In 1925 he published his work Defenseless America: American Intervention in Central America, which achieved true notoriety. He substantiated with figures and arguments that America found itself more unprotected than in Bolívar's century, which is why it was urgent to remedy this evil through the sincere word of union, affection, and fraternity.

Without having active participation in the events that culminated in the overthrow of Gerardo Machado's government, and without affiliating with the Minorista Group, he integrated the intellectual projects in which members of the first and second republican generations coincided. In the 1930s he began to collaborate in Revista de La Habana, in which he shared editorial responsibility with Antonio Sánchez de Bustamante, Antonio Fernández de Castro, Luis Gómez Wangüemert, Emilio Roig de Leuchsenring, and José Zacarías Tallet, among others.

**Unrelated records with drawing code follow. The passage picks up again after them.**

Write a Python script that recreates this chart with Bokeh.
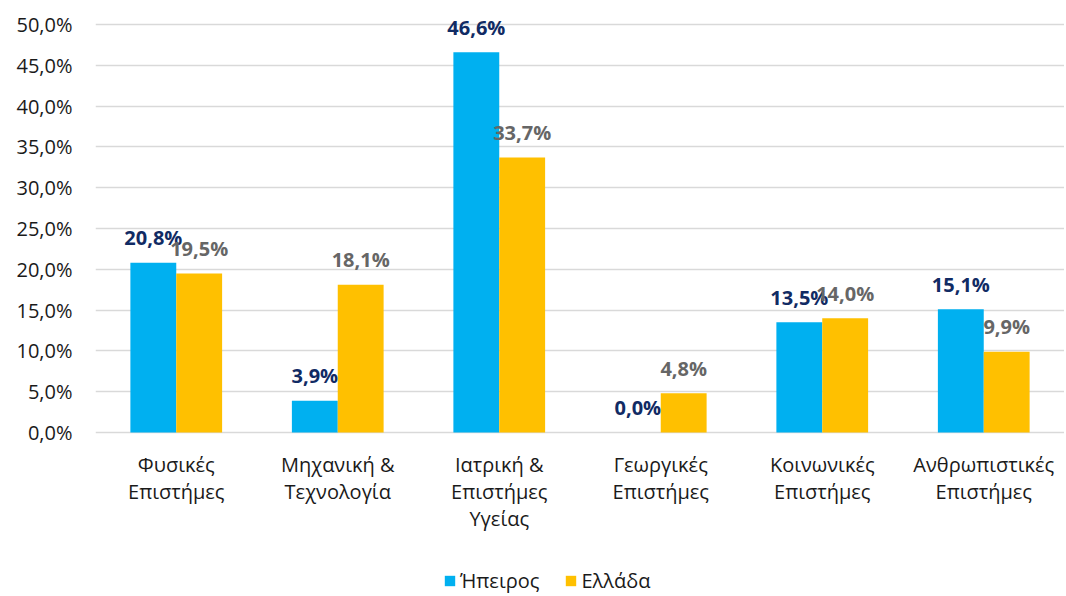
from bokeh.plotting import figure
from bokeh.models import ColumnDataSource, FactorRange, Range1d, FixedTicker, Legend, LegendItem
from bokeh.transform import dodge
from bokeh.core.properties import value
from bokeh.embed import file_html
from bokeh.resources import INLINE

categories = ["Φυσικές\nΕπιστήμες", "Μηχανική &\nΤεχνολογία", "Ιατρική &\nΕπιστήμες\nΥγείας",
              "Γεωργικές\nΕπιστήμες", "Κοινωνικές\nΕπιστήμες", "Ανθρωπιστικές\nΕπιστήμες"]
series_names = ["Ήπειρος", "Ελλάδα"]
epirus = [20.8, 3.9, 46.6, 0.0, 13.5, 15.1]
greece = [19.5, 18.1, 33.7, 4.8, 14.0, 9.9]
y_ticks = [0, 5, 10, 15, 20, 25, 30, 35, 40, 45, 50]

def fmt(v):
    return f"{v:.1f}".replace(".", ",") + "%"

FONT = "Open Sans"
BLUE = "#00B0F0"
YELLOW = "#FFC000"

H = 594
PX_PER_UNIT = 408 / 50      # 50% spans 408 px
ZERO_PX = 432               # y=0 position from top of frame

src = ColumnDataSource(dict(
    cat=categories,
    zero=[0] * len(categories),
    ep=epirus, gr=greece,
    ep_lab=[fmt(v) for v in epirus],
    gr_lab=[fmt(v) for v in greece],
))

p = figure(x_range=FactorRange(*categories),
           y_range=Range1d(-(H - ZERO_PX) / PX_PER_UNIT, ZERO_PX / PX_PER_UNIT),
           width=1064, height=H, output_backend="svg", toolbar_location=None,
           min_border_left=95, min_border_right=0, min_border_top=0, min_border_bottom=0)
p.outline_line_color = None
p.background_fill_color = "white"
p.border_fill_color = "white"

bw = 0.284
r1 = p.vbar(x=dodge("cat", -bw / 2, range=p.x_range), top="ep", width=bw, source=src,
            fill_color=BLUE, line_color=None)
r2 = p.vbar(x=dodge("cat", bw / 2, range=p.x_range), top="gr", width=bw, source=src,
            fill_color=YELLOW, line_color=None)

p.text(x=dodge("cat", -bw / 2, range=p.x_range), y="ep", text="ep_lab", source=src,
       text_font=value(FONT), text_font_style="bold", text_font_size="20px",
       text_color="#112B64", text_align="center", text_baseline="middle", y_offset=-25)
p.text(x=dodge("cat", bw / 2, range=p.x_range), y="gr", text="gr_lab", source=src,
       text_font=value(FONT), text_font_style="bold", text_font_size="20px",
       text_color="#666666", text_align="center", text_baseline="middle", y_offset=-25)

# category labels under the bars
p.text(x="cat", y="zero", text="cat", source=src,
       text_font=value(FONT), text_font_size="20px", text_color="#1a1a1a",
       text_align="center", text_baseline="top", y_offset=18, text_line_height=1.0)

p.xaxis.visible = False
p.yaxis.ticker = FixedTicker(ticks=y_ticks)
p.yaxis.major_label_overrides = {t: fmt(t) for t in y_ticks}
ax = p.yaxis[0]
ax.axis_line_color = None
ax.major_tick_line_color = None
ax.minor_tick_line_color = None
ax.major_tick_in = 0
ax.major_tick_out = 0
ax.major_label_text_font = FONT
ax.major_label_text_font_size = "20px"
ax.major_label_text_color = "#1a1a1a"
ax.major_label_standoff = 23

p.xgrid.grid_line_color = None
p.ygrid.grid_line_color = "#D9D9D9"
p.ygrid.grid_line_width = 1.3

legend = Legend(items=[LegendItem(label=series_names[0], renderers=[r1]),
                       LegendItem(label=series_names[1], renderers=[r2])],
                orientation="horizontal", location=(348, 0),
                label_text_font=FONT, label_text_font_size="20px", label_text_color="#1a1a1a",
                glyph_width=13, glyph_height=13, label_standoff=4, spacing=25,
                padding=0, margin=0, border_line_color=None, background_fill_alpha=0)
p.add_layout(legend, "center")

open("out.html", "w").write(file_html(p, INLINE))
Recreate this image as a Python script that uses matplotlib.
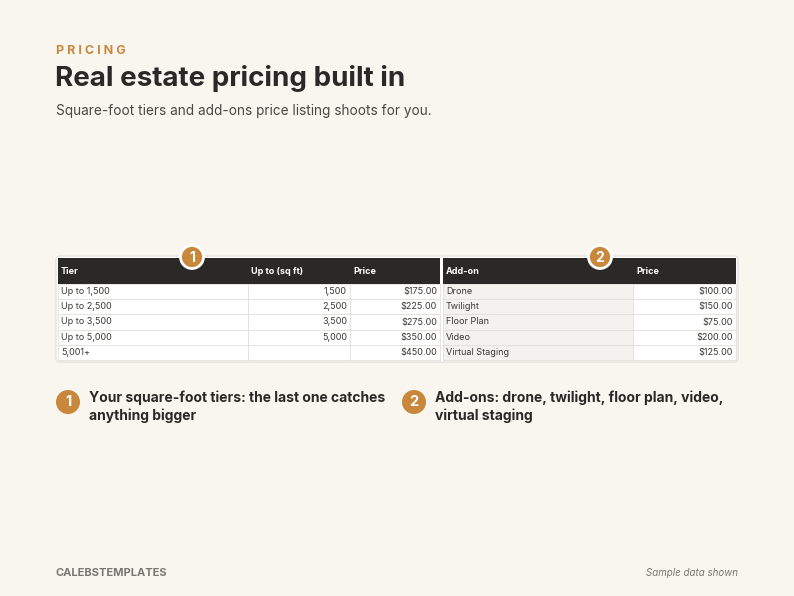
import matplotlib
matplotlib.use("Agg")
import matplotlib.pyplot as plt
from matplotlib.patches import Rectangle, Circle, FancyBboxPatch

plt.rcParams['font.family'] = ['Inter', 'DejaVu Sans']

tiers = ["Up to 1,500", "Up to 2,500", "Up to 3,500", "Up to 5,000", "5,001+"]
upto = ["1,500", "2,500", "3,500", "5,000", ""]
tier_prices = [175, 225, 275, 350, 450]
addons = ["Drone", "Twilight", "Floor Plan", "Video", "Virtual Staging"]
addon_prices = [100, 150, 75, 200, 125]

BG = "#f9f6f0"; DARK = "#2a2927"; ORANGE = "#c8873a"; GRID = "#e2e0dc"
fig = plt.figure(figsize=(7.94, 5.96), dpi=100, facecolor=BG)
ax = fig.add_axes([0, 0, 1, 1]); ax.set_xlim(0, 794); ax.set_ylim(596, 0); ax.axis('off')

ax.text(56, 51, "P R I C I N G", color=ORANGE, fontsize=9, fontweight='bold', va='center')
ax.text(55, 79, "Real estate pricing built in", color=DARK, fontsize=20, fontweight='bold', va='center')
ax.text(56, 111, "Square-foot tiers and add-ons price listing shoots for you.", color="#4a4845", fontsize=9.8, va='center')

ax.add_patch(FancyBboxPatch((57, 257), 680, 104, boxstyle="round,pad=1,rounding_size=3",
                            fc="#ffffff", ec="#e6e3de", lw=1, zorder=1))
hy, hh, rh = 258, 26, 15.2

def table(cols, headers, rows, aligns, shade_first):
    x0, x1 = cols[0], cols[-1]
    ax.add_patch(Rectangle((x0, hy), x1 - x0, hh, fc=DARK, ec='none', zorder=2))
    for i, h in enumerate(headers):
        ax.text(cols[i] + 3, hy + hh / 2 + 1, h, color='white', fontsize=6.5, fontweight='bold', va='center', zorder=3)
    for r, row in enumerate(rows):
        y = hy + hh + r * rh
        for c, val in enumerate(row):
            fc = "#f3f2ef" if (shade_first and c == 0) else "white"
            ax.add_patch(Rectangle((cols[c], y), cols[c + 1] - cols[c], rh, fc=fc, ec=GRID, lw=0.6, zorder=2))
            if aligns[c] == 'left':
                ax.text(cols[c] + 3, y + rh / 2, val, fontsize=6.5, color="#3a3936", va='center', zorder=3)
            else:
                ax.text(cols[c + 1] - 3, y + rh / 2, val, fontsize=6.5, color="#3a3936", va='center', ha='right', zorder=3)

table([58, 248, 350, 440], ["Tier", "Up to (sq ft)", "Price"],
      [[t, u, f"${p:.2f}"] for t, u, p in zip(tiers, upto, tier_prices)], ['left', 'right', 'right'], False)
table([443, 633, 736], ["Add-on", "Price"],
      [[a, f"${p:.2f}"] for a, p in zip(addons, addon_prices)], ['left', 'right'], True)

def badge(x, y, n, r=11.5, fs=10, ec='white'):
    ax.add_patch(Circle((x, y), r, fc=ORANGE, ec=ec, lw=2, zorder=5))
    ax.text(x, y + 0.5, str(n), color='white', fontsize=fs, fontweight='bold', ha='center', va='center', zorder=6)

badge(192, 257, 1); badge(600, 257, 2)
badge(68, 402, 1, r=12, fs=10.5, ec='none'); badge(414, 402, 2, r=12, fs=10.5, ec='none')
ax.text(89, 407, "Your square-foot tiers: the last one catches\nanything bigger", fontsize=10,
        fontweight='bold', color=DARK, va='center', linespacing=1.3)
ax.text(435, 407, "Add-ons: drone, twilight, floor plan, video,\nvirtual staging", fontsize=10,
        fontweight='bold', color=DARK, va='center', linespacing=1.3)

ax.text(56, 573, "CALEBSTEMPLATES", fontsize=8, fontweight='bold', color="#7a7874", va='center')
ax.text(738, 573, "Sample data shown", fontsize=7, style='italic', color="#7a7874", va='center', ha='right')

fig.savefig("out.png", dpi=100, facecolor=BG)
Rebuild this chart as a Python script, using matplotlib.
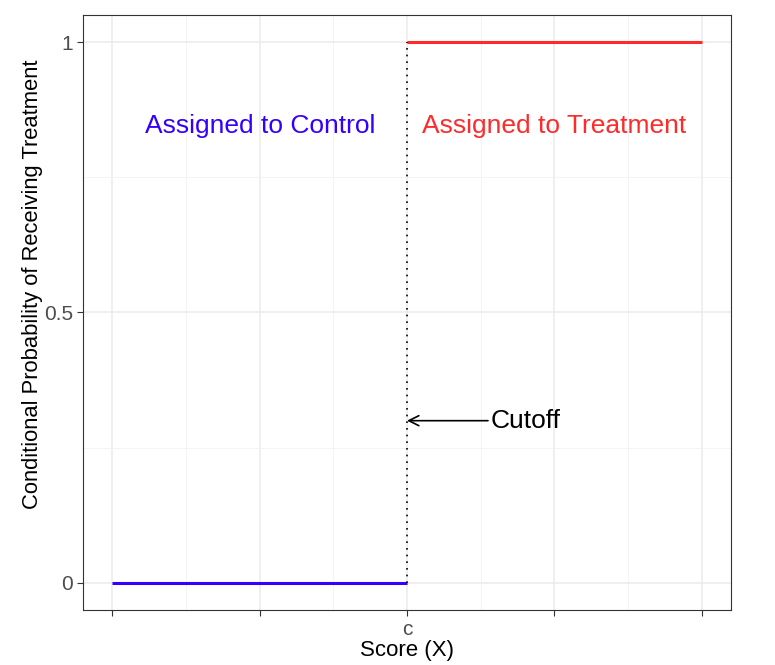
import numpy as np
import matplotlib
matplotlib.use("Agg")
import matplotlib.pyplot as plt

plt.rcParams['font.family'] = ['Liberation Sans', 'DejaVu Sans']

# data
cutoff = 0.0
control_x = [-1.0, 0.0]
control_y = [0.0, 0.0]
treat_x = [0.0, 1.0]
treat_y = [1.0, 1.0]
x_breaks = [-1.0, -0.5, 0.0, 0.5, 1.0]
x_labels = ["", "", "c", "", ""]
y_breaks = [0.0, 0.5, 1.0]
y_labels = ["0", "0.5", "1"]
arrow_y = 0.3
arrow_start = 0.275

fig = plt.figure(figsize=(7.75, 6.65), dpi=100)
ax = fig.add_axes([83/775, 1-610/665, (731-83)/775, (610-15)/665])

ax.set_xlim(-1.1, 1.1)
ax.set_ylim(-0.05, 1.05)

# grid like theme_bw
ax.set_xticks(x_breaks)
ax.set_xticklabels(x_labels)
ax.set_yticks(y_breaks)
ax.set_yticklabels(y_labels)
ax.set_xticks([-0.75, -0.25, 0.25, 0.75], minor=True)
ax.set_yticks([0.25, 0.75], minor=True)
ax.grid(True, which='major', color='#EBEBEB', lw=1.1)
ax.grid(True, which='minor', color='#F2F2F2', lw=0.6)
ax.tick_params(which='minor', length=0)
ax.tick_params(which='major', length=4, width=0.8, color='#333333',
               labelcolor='#4D4D4D', labelsize=15, pad=3)
ax.set_axisbelow(True)
for s in ax.spines.values():
    s.set_color('#333333')
    s.set_linewidth(0.8)

ax.plot(control_x, control_y, color='#3300FF', lw=2.2, solid_capstyle='butt')
ax.plot(treat_x, treat_y, color='#FF2A2A', lw=2.2, solid_capstyle='butt')
ax.plot([cutoff, cutoff], [0, 1], color='black', lw=1.2, ls=(0, (1, 3)))

ax.text(-0.5, 0.845, "Assigned to Control", color='#3300FF', fontsize=19,
        ha='center', va='center')
ax.text(0.5, 0.845, "Assigned to Treatment", color='#FF2A2A', fontsize=19,
        ha='center', va='center')
ax.annotate("", xy=(cutoff, arrow_y), xytext=(arrow_start, arrow_y),
            arrowprops=dict(arrowstyle='->', color='black', lw=1.2,
                            shrinkA=0, shrinkB=0, mutation_scale=18))
ax.text(arrow_start + 0.01, arrow_y, "Cutoff", fontsize=19, ha='left',
        va='center', color='black')

ax.set_xlabel("Score (X)", fontsize=16, color='black', labelpad=1)
ax.set_ylabel("Conditional Probability of Receiving Treatment", fontsize=15.8,
              color='black')
ax.yaxis.set_label_coords(-0.062, 0.548)

fig.savefig("out.png", dpi=100)
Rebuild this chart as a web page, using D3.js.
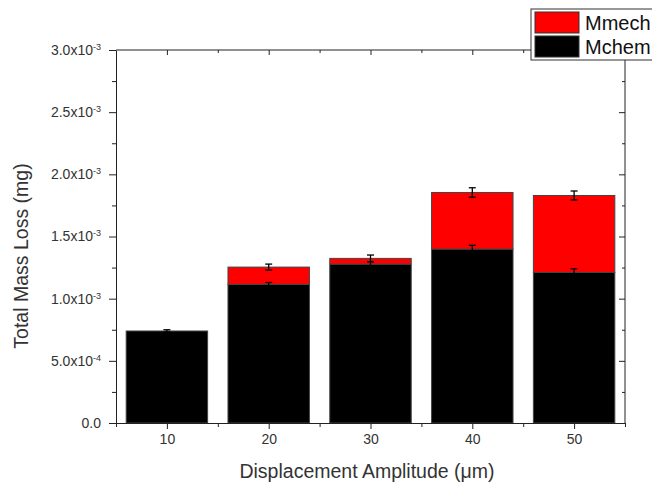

His works on contemporary writers, appearing in this publication, gained the praise of knowledgeable people.

In full coincidence with the predominance achieved by the essay genre after the 1930s, he joined a current that emphasized historical matters, related to both the history of Cuba and that of America. Among his most significant works from that period are: Father Varela in the Spanish Courts of 1822-1823 (1937), Arango and Parreño. Essay on the Interpretation of Cuban Economic Reality (1937), "The Cuban, Ostrich of the Tropics" (1939), "Origins of Cuban Literature" (1939), as well as a series of three monographs dedicated to patriotic symbols; in particular, the flag, the coat of arms, and the national anthem.

In 1939 he joined the editorial commission of Revista Bimestre Cubana, refounded by Fernando Ortiz in 1910, and which underwent adjustments in July-August of 1936. In addition to his functions as editor and commission member, he assumed the secretaryship of the publication.

He participated as a contributor in the History of the Cuban Nation, published in 1953, in 10 volumes, by the team made up of Ramiro Guerra y Sánchez, José Manuel Pérez Cabrera, Juan J. Remos, and Emeterio Santovenia. His contribution was in the sixth volume, with "Autonomism and Other Political Parties."

After the triumph of the Cuban Revolution, in 1962 he became connected to the figure of the City Historian, Emilio Roig de Leuchsenring, with whom he participated in his cultural promotion work.

This outstanding narrator, journalist, and essayist, in addition to his multiple contributions to Cuban newspapers and magazines, wrote in La Revue de l'Amérique (France), Nosotros (Argentina), Repertorio Americano (Costa Rica), Ariel (Honduras), and Rodó (Chile).

The most revealing aspect of his work was directed toward the strengthening of our nationality, after the full triumph of independence ideals was not achieved in 1902.